CNNのインタビューに答えて「単にかわいいものが着たかった」と語るセーラー服おじさん。「はみ出ること」を良しとしない社会のなかで、「自分らしく生きることの大切さ」を語っています。

CNNのサイトには、記事を読み、放送を見た外国人の反応が多数寄せられています。でも日本在住経験のない外国人に見えているものと、日本を良く知る外国人に見えているものはちがうかも。

この番組を見て、日本在住経験のある外国人はどう思ったのでしょうか。4人の外国人に感想を教えてもらいました。

平日はスーツやビジネスカジュアルの服を着ているのだろうけれど、日本企業ではこの髪とヒゲだけで相当目立つはず。日本にいると、日本人にとっては「人と同じであること」が本当に重要だと気づく。自分の頭で考えるのではなく周りの反応を見て自分の行動を決める人が多いほどだ。それに対して外国人である自分は息苦しさを感じるけれど、日本人だって感じているんじゃないかな。そんななかで、セーラー服おじさんは自分の頭で考えたことで行動している。こういう人が増えると、日本はさらにおもしろい国になるんじゃないかな。(日本在住暦17年のフランス人)

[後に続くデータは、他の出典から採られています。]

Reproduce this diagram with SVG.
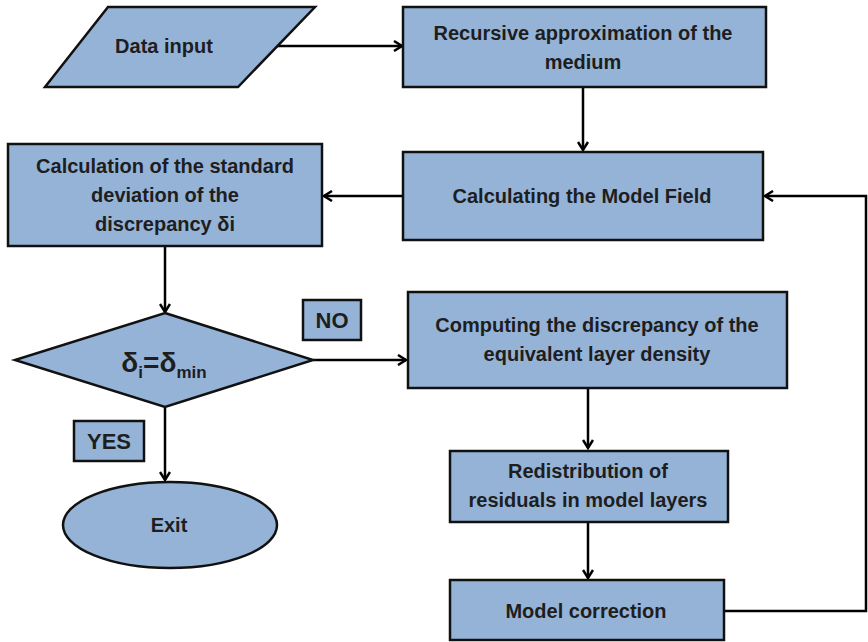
<svg xmlns="http://www.w3.org/2000/svg" width="868" height="642" viewBox="0 0 868 642">
<defs>
<marker id="ah" markerWidth="12" markerHeight="12" refX="10" refY="6" orient="auto" markerUnits="userSpaceOnUse">
<path d="M2,1 L10,6 L2,11" fill="none" stroke="#000" stroke-width="2.5"/>
</marker>
</defs>
<style>
.s{fill:#95b3d7;stroke:#111;stroke-width:2.5}
.t{font-family:"Liberation Sans",Arial,sans-serif;font-weight:bold;font-size:20px;fill:#1e1e1e;text-anchor:middle}
.c{fill:none;stroke:#000;stroke-width:2.5}
</style>
<rect width="868" height="642" fill="#fff"/>
<g id="connectors">
<path class="c" d="M277,46 L402,46" marker-end="url(#ah)"/>
<path class="c" d="M583,87 L583,150" marker-end="url(#ah)"/>
<path class="c" d="M403,196 L324,196" marker-end="url(#ah)"/>
<path class="c" d="M165,246 L165,312" marker-end="url(#ah)"/>
<path class="c" d="M313,360 L406,360" marker-end="url(#ah)"/>
<path class="c" d="M165,407 L165,480" marker-end="url(#ah)"/>
<path class="c" d="M588,388 L588,448" marker-end="url(#ah)"/>
<path class="c" d="M588,522 L588,578" marker-end="url(#ah)"/>
<path class="c" d="M724,611 L866,611 L866,196 L765,196" marker-end="url(#ah)"/>
</g>
<g id="data-input">
<polygon class="s" points="108,7 315,7 238,87 45,87"/>
<text class="t" x="164" y="53">Data input</text>
</g>
<g id="recursive">
<rect class="s" x="403" y="7" width="363" height="80"/>
<text class="t" x="583" y="40">Recursive approximation of the</text>
<text class="t" x="583" y="69">medium</text>
</g>
<g id="model-field">
<rect class="s" x="403" y="152" width="360" height="88"/>
<text class="t" x="582" y="203">Calculating the Model Field</text>
</g>
<g id="std-dev">
<rect class="s" x="8" y="144" width="314" height="102"/>
<text class="t" x="165" y="173">Calculation of the standard</text>
<text class="t" x="165" y="202">deviation of the</text>
<text class="t" x="165" y="231">discrepancy δi</text>
</g>
<g id="decision">
<polygon class="s" points="165,313 313,360 165,407 15,360"/>
<text class="t" x="164" y="372" style="font-size:28px">δ<tspan font-size="17" dy="6">i</tspan><tspan dy="-6">=δ</tspan><tspan font-size="17" dy="6">min</tspan></text>
</g>
<g id="no-label">
<rect class="s" x="303" y="300" width="58" height="40"/>
<text class="t" x="332" y="328" style="font-size:22px">NO</text>
</g>
<g id="yes-label">
<rect class="s" x="74" y="421" width="70" height="40"/>
<text class="t" x="109" y="449" style="font-size:22px">YES</text>
</g>
<g id="exit">
<ellipse class="s" cx="170" cy="525" rx="107" ry="43"/>
<text class="t" x="169" y="532">Exit</text>
</g>
<g id="computing">
<rect class="s" x="408" y="292" width="379" height="96"/>
<text class="t" x="597" y="332">Computing the discrepancy of the</text>
<text class="t" x="597" y="361">equivalent layer density</text>
</g>
<g id="redistribution">
<rect class="s" x="450" y="451" width="278" height="71"/>
<text class="t" x="588" y="478">Redistribution of</text>
<text class="t" x="588" y="507">residuals in model layers</text>
</g>
<g id="model-correction">
<rect class="s" x="450" y="580" width="274" height="60"/>
<text class="t" x="586" y="618">Model correction</text>
</g>
</svg>
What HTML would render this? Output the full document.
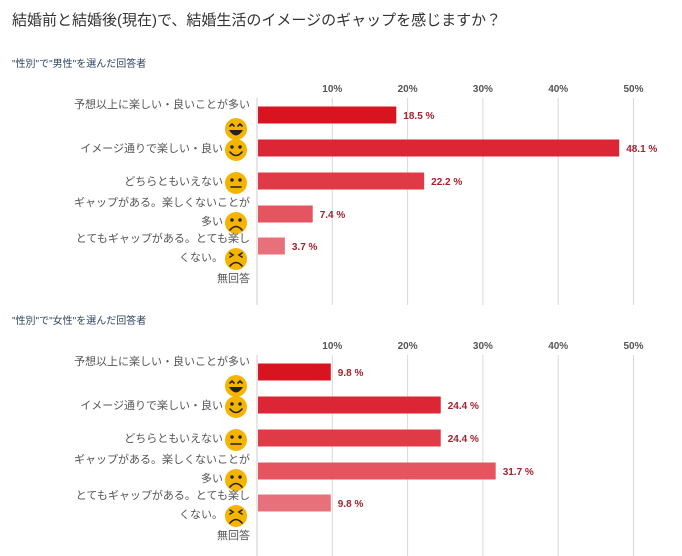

この人からは知性を感じる。CNNのインタビューを見始めた時には変わった人だと思ったけれど、英語はまともだし、話している内容を聞くとまったくエクセントリックでもないし。セーラー服おじさんがやっているのは、パフォーマンスアートだと思う。パンを顔に括り付けて「パン人間」というパフォーマンスを行なうアーティストの折元立身さんのようだ。この人の存在を知ることで、多くの人がいろんなことを考えたらいいよね。(日本在住暦3年のカナダ人)

セーラー服おじさん、良い表情をしているよね。日本企業で働いていると、表情のない人が多いと感じる。すべての人間は少しずつおかしなところや変わったところを持っているものだと思うけれど、そのおかしなところや変わったところを日本社会はあまり許容していない気がするよ。「まとも」と言われる人間の幅が小さい感じがする。多くの人が枠からはみ出たところを隠そうとして必死だから、表情がなくなるんじゃないかな。正直言えば、表情のなさがちょっと不気味に感じることもある。セーラー服を来ている中高年男性は僕の好みではないけれど(笑)、この人となら一緒に仕事をしたいな。(日本在住暦4年のイギリス人)

外国人として日本に住んでいると、「この人は『別枠』だ」と扱われている感じを強く受ける。どんなに日本語がペラペラになっても、見た目が外国人だったら永久に他の日本人と分け隔てなく受け入れられるということはないとすら思える。たぶん、こういう「別枠扱い」というのはオタクとか女性とか至る所にある。もちろんこういう「別枠扱い」は日本だけでなく海外にもあるし、日本で住んでいるときには「外国人としての別枠扱い」のメリットを感じることもあるんだけれど、日本の「枠」は特に固い感じがするんだ。セーラー服おじさんのことも、「別枠」扱いしちゃったら残念だなと思うよ。(日本在住1年フランス人)

最初は「こういう人、パリにもいるよ! ルイ14世みたいなウィッグをかぶって人形を乳母車に入れている人!」などと笑いながら話していた彼らですが、CNN番組でセーラー服おじさんの話している様子を見るとかなり好意的な印象を持ったようでした。記者の周りにいる外国人に聞いた話ですので色んなバイアスはかかっているとは思います。でも、コメントから「在日外国人に見えている日本の姿」が透けて見えるのではないでしょうか。